Con la collaborazione dei protagonisti (attentissimi a
puntualizzare, integrare, aggiornare) il libro potrà crescere e diventare
uno strumento ancora più importante per turisti, amanti del formaggio,
professionisti del cibo, alpeggiatori. Magari attraverso edizioni successive in
grado di tenere aggiornata una realtà che è diventata un po' fluida negli
ultimi anni e che fa si che - ma era inevitabile - alcune informazioni
riportate siano purtroppo superate. Il che fa pensare anche ad una integrazione
tra quello che potrebbe divenire un "Annuario degli alpeggi" e alcuni
strumenti online. Sarà il pubblico a fornire le indicazioni su quali di questi
possibili e ipotizzabili sviluppi andranno implementati.

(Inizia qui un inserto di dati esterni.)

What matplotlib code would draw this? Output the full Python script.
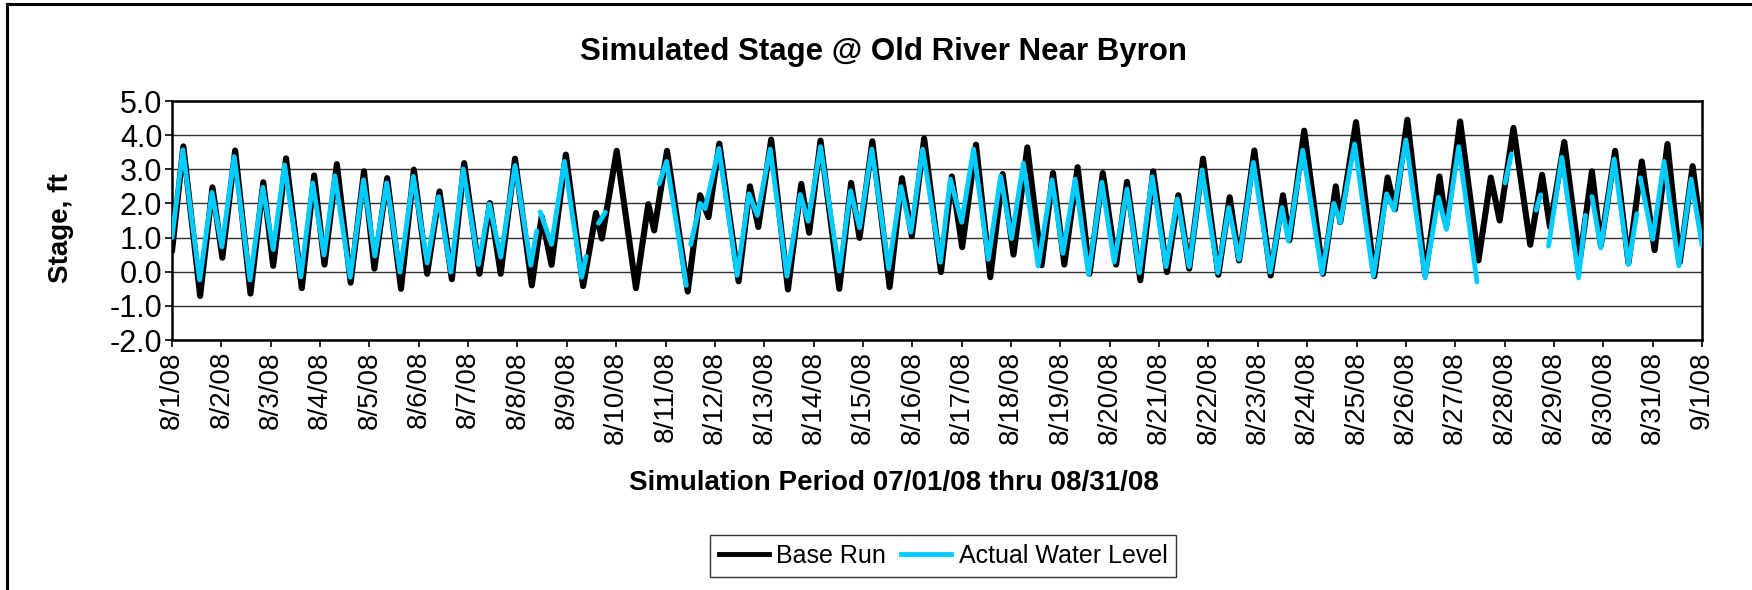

Di certo si è gettato un sasso dello stagno con un'opera
originale e coraggiosa (la veste grafica è più che degna e sottolinea l'impegno
non comune dell'editore Giorgio Vivalda). Essa copre un vuoto quasi
completo (se si eccettuano opere su aree limitate) con una formula pratica e
stimolante ma dal denso contenuto informativo.